Re: The Police say - leave the internet
I agree, unreservedly and absolutely, that bullying, reputation sullying and mobbing are unacceptable whatever the media. I agree that the nature of Twitter, FB and the like, combined with the inadequate compromise between freedom and responsibility exercised by the proprietors and legal system, lend themselves to the worst kind of behaviour by the wost kind of people. Just read the many, vitriolic comments on such sites as The Register comments. If these people can express themselves so unpleasantly online, what sort of people are they in real life? Where is the line between this and bullying?
Perhaps my definition of "friend" differs from the current one; while online shopping, applications or information for government or other interactions are invaluable, I do not agree that "social" sites can not be avoided if one has got friends, rather the reverse. If you have got friends, the last thing you need is a "social media" site.
I have got many friends, some across the world, some around the corner, from decades long friendships to less than a year. My avoidance of Twitter or FB is far from a problem. Being friends we see each other, write letters or email, send SMS messages, ring each other - all the usual things. Most importantly, we know each others' faces, how we dress, our likes and dislikes: we do things together, see, smell, hear each other in the context of everyday, real, physical life. Online "friends" suggests to me the ghastly vision of some science-fiction distopia in which physical contact or proximity are seen as impolite, dangerous, unhealthy and disgusting.
More or less faceless contacts with "friends" who befriended one by ticking a box or having some online conversation are not friends. I've seen the results when such "friends" materialise as real people to stay overnight or simply meet - I know of one pair who got married; the rest, including one where I got directly involved as the joint host, were, shall we say, disappointing, even embarrassing.

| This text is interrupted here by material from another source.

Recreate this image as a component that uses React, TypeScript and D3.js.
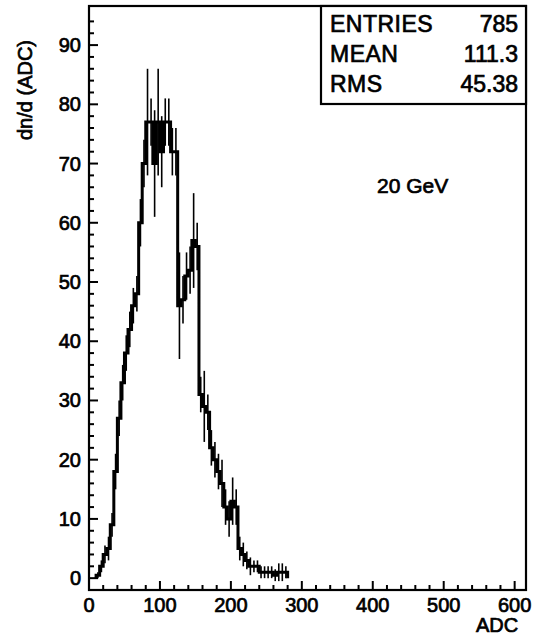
import React from "react";
import * as d3 from "d3";

// Histogram bins (lower edge in ADC, width 5)
const binLow = [10, 15, 20, 25, 30, 35, 40, 45, 50, 55, 60, 65, 70, 75, 80, 85, 90, 95, 100, 105, 110, 115, 120, 125, 130, 135, 140, 145, 150, 155, 160, 165, 170, 175, 180, 185, 190, 195, 200, 205, 210, 215, 220, 225, 230, 235, 240, 245, 250, 255, 260, 265, 270, 275];
const binCounts = [0.5, 2, 4, 5, 9, 18, 27, 33, 38, 42, 46, 48, 60, 70, 77, 77, 70, 77, 72, 77, 77, 72, 72, 46, 47, 51, 52, 57, 56, 31, 29, 28, 22, 20, 18, 16, 12, 10, 13, 12, 5, 4, 3, 2, 2, 2, 1, 1, 1, 1, 0.5, 1, 1, 1];
const binErrors = [0.5, 1, 1.5, 2, 2, 3, 3, 3, 3, 3, 3, 3, 4, 4, 9, 4, 9, 9, 6, 4, 4, 4, 4, 9, 4, 4, 4, 8, 4, 3, 6, 3, 3, 3, 3, 4, 3, 3, 4, 3, 2, 2, 1.5, 1.5, 1, 1, 1, 1, 1, 1, 1, 1.5, 1.5, 1];
const binWidth = 5;

const xTicks = [0, 100, 200, 300, 400, 500, 600];
const yTicks = [0, 10, 20, 30, 40, 50, 60, 70, 80, 90];
const statsLabels = ["ENTRIES", "MEAN", "RMS"];
const statsValues = ["785", "111.3", "45.38"];

const W = 547;
const H = 642;
const frame = { left: 89, right: 526, top: 6, bottom: 590 };
const FONT = "'Liberation Sans', Arial, Helvetica, sans-serif";

export default function App() {
  const x = d3.scaleLinear().domain([0, 616]).range([frame.left, frame.right]);
  const y = d3.scaleLinear().domain([-2, 96.6]).range([frame.bottom, frame.top]);

  const pts: [number, number][] = [[binLow[0], 0]];
  binLow.forEach((b, i) => pts.push([b, binCounts[i]]));
  const lastEdge = binLow[binLow.length - 1] + binWidth;
  pts.push([lastEdge, binCounts[binCounts.length - 1]]);
  pts.push([lastEdge, 0]);
  const line = d3
    .line<[number, number]>()
    .x((d) => x(d[0]))
    .y((d) => y(d[1]))
    .curve(d3.curveStepAfter);

  const yMinor = d3.range(0, 96, 2);
  const xMinor = d3.range(0, 616, 20);
  const sw = 0.7;

  return (
    <svg
      width={W}
      height={H}
      style={{ position: "absolute", left: 0, top: 0, background: "#fff" }}
      fontFamily={FONT}
    >
      <rect x={0} y={0} width={W} height={H} fill="#fff" />
      {/* frame */}
      <rect
        x={frame.left}
        y={frame.top}
        width={frame.right - frame.left}
        height={frame.bottom - frame.top}
        fill="none"
        stroke="#000"
        strokeWidth={2.2}
      />
      {/* y ticks */}
      {yMinor.map((v) => (
        <line
          key={"ym" + v}
          x1={frame.left}
          x2={frame.left + (v % 10 === 0 ? 9 : 5)}
          y1={y(v)}
          y2={y(v)}
          stroke="#000"
          strokeWidth={2}
        />
      ))}
      {yTicks.map((v) => (
        <text
          key={"yt" + v}
          x={frame.left - 8}
          y={y(v)}
          textAnchor="end"
          dominantBaseline="central"
          fontSize={20}
          stroke="#000"
          strokeWidth={sw}
        >
          {v}
        </text>
      ))}
      {/* x ticks */}
      {xMinor.map((v) => (
        <line
          key={"xm" + v}
          x1={x(v)}
          x2={x(v)}
          y1={frame.bottom}
          y2={frame.bottom - (v % 100 === 0 ? 9 : 5)}
          stroke="#000"
          strokeWidth={2}
        />
      ))}
      {xTicks.map((v) => (
        <text
          key={"xt" + v}
          x={x(v)}
          y={frame.bottom + 22}
          textAnchor="middle"
          fontSize={20}
          stroke="#000"
          strokeWidth={sw}
        >
          {v}
        </text>
      ))}
      {/* error bars */}
      {binLow.map((b, i) => (
        <line
          key={"e" + i}
          x1={x(b + binWidth / 2)}
          x2={x(b + binWidth / 2)}
          y1={y(binCounts[i] - binErrors[i])}
          y2={y(binCounts[i] + binErrors[i])}
          stroke="#000"
          strokeWidth={1.6}
        />
      ))}
      {/* histogram */}
      <path d={line(pts) ?? ""} fill="none" stroke="#000" strokeWidth={3} />
      {/* stats box */}
      <rect x={321} y={frame.top} width={frame.right - 321} height={98} fill="#fff" stroke="#000" strokeWidth={2.2} />
      {statsLabels.map((s, i) => (
        <g key={s}>
          <text x={330} y={32 + i * 30} fontSize={23} letterSpacing={0.5} stroke="#000" strokeWidth={sw}>
            {s}
          </text>
          <text x={frame.right - 8} y={32 + i * 30} fontSize={23} textAnchor="end" stroke="#000" strokeWidth={sw}>
            {statsValues[i]}
          </text>
        </g>
      ))}
      <text x={377} y={193} fontSize={21} stroke="#000" strokeWidth={sw}>
        20 GeV
      </text>
      <text
        transform={`translate(32, ${90}) rotate(-90)`}
        textAnchor="middle"
        fontSize={20}
        stroke="#000"
        strokeWidth={sw}
      >
        dn/d (ADC)
      </text>
      <text x={497} y={632} textAnchor="middle" fontSize={20} stroke="#000" strokeWidth={sw}>
        ADC
      </text>
    </svg>
  );
}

The policeman was wrong in how he tried to suggest a strategy. But he was right in that we do not need social media to have friends. It is unfortunate; but even physical bullies can not always be overcome by reason, force or law (especially at work or school): so we do what we can to avoid the situation as a realistic, if limiting solutiôn. Using "internet" as a portmanteau term is just laziness of course.
I note that, while the internet makes bad behaviour easier, many authors, artists, performers and lecturers have been subject to anonymous bullying via letters, notes, telephone calls for decades and longer.